Ce matin, le réveil était réglé sur 05h00. Et oui, il y avait une classe d’Aikido, la seule du jour, à 07h00. Mais c’est sans compter sur ma veille de la veille et le décalage horaire. Quand j’ouvre les yeux, il est 7 heures, le soleil est déjà haut dans le ciel. C’est raté pour l’Aikido aujourd’hui. Jacques l’avait prédit – le prof d’Aikido ! Je me réveille difficilement et décide de travailler la flûte. J’attends que tout le monde soit réveillé – au dessus de la pension, il y a une famille ; je vois les enfants sortir les uns après les autres pendant que je prends mon petit déjeuner sur la terrasse – une marche d’escalier devant la porte – et quand je vois la mère sortir enfin, je file dans ma chambre. C’est fébrile que je sors la flûte. La flûte dans le Nô est vraiment un instrument magique. C’est la voix des dieux et des démons ! Je la salue, fait le cérémonial et tente de reproduire la partition que le maître m’a laissée. J’écoute la boucle jouée par le maître sur mon iphone et j’essaye de la reproduire, ce qui est loin d’être aisé. La tête me tourne, il est 10h00. De toute façon, il y a certaines choses que je n’arrive pas à comprendre. Je verrai cela avec Rebecca tout à l’heure lors de ma première classe de Shimai et d’Utai – Danse et chant dans le théâtre Nô.

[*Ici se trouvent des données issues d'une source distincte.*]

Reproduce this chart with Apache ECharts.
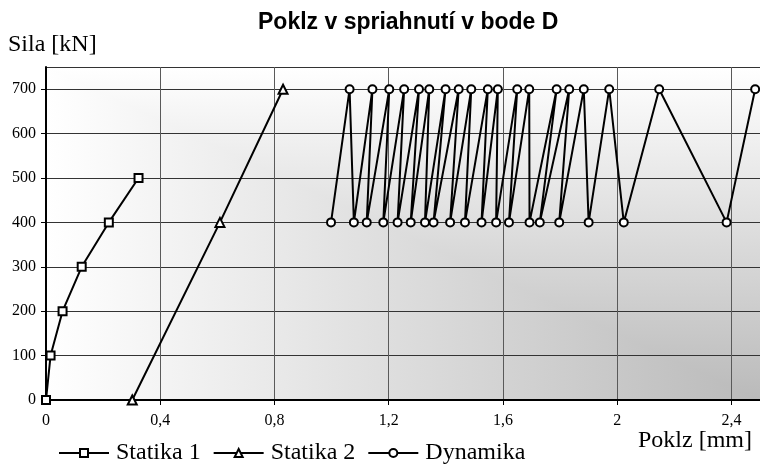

Je voudrais faire tant de choses et en même temps, il faut jouer avec un timing assez serré. Mon rendez-vous avec Rebecca est à 15 heures. Je voudrais voir quelques temples liés soit à Zeami, soit à Yoshimitsu – le shôgun qui régnait à l’époque de Kanami et de Zeami-, l’Institut Franco-Japonais du Kansai, appeler Franck, le chorégraphe de Kubilai Kahn qui est en résidence à la Villa Kujoyama et il me faut écrire, me tenir à cet exercice quotidien que je me suis promis et à vous, par la même occasion. Il est 11h quand je quitte la maison avec mon ordinateur sous le bras, riche d’une nouvelle journée en magasin. Je file à “L’interneto Café” pour transférer tout ça. Verrais-je Elise en ligne, sur Skype ? Ca m’étonnerait, chez nous il y a 7 heures de moins et donc vous faites encore dodo. Je choisis les photos du jour dans un maigre panel – la veille, je vous rappelle que mon téléphone est tombé en panne de batterie dans l’aprem – et met tout ça en ligne. Il est 12h et il faut que je m’active si je veux pouvoir faire un peu de ce que je me suis promis. Mais je suis fatigué, très fatigué, donc j’y vais sano…. tranquille ! Je repasse par la Casa pour déposer mon ordi qui a fini sa journée et prends à la place mes affaires pour ma classe de Shimai et d’Utai, à savoir : éventail, tabis, tenue de travail, cahier. Sans oublier de prendre la flûte et mes notations pour tenter d’y voir un peu plus clair avec Rebecca. Le temps file. Je décide de remettre à plus tard ma visite de l’Institut Franco-Japonais et tente d’aller au Shikokuji Temple, un site en lien avec Yoshimitsu. C’est l’histoire d’un petit quart d’heure de vélo.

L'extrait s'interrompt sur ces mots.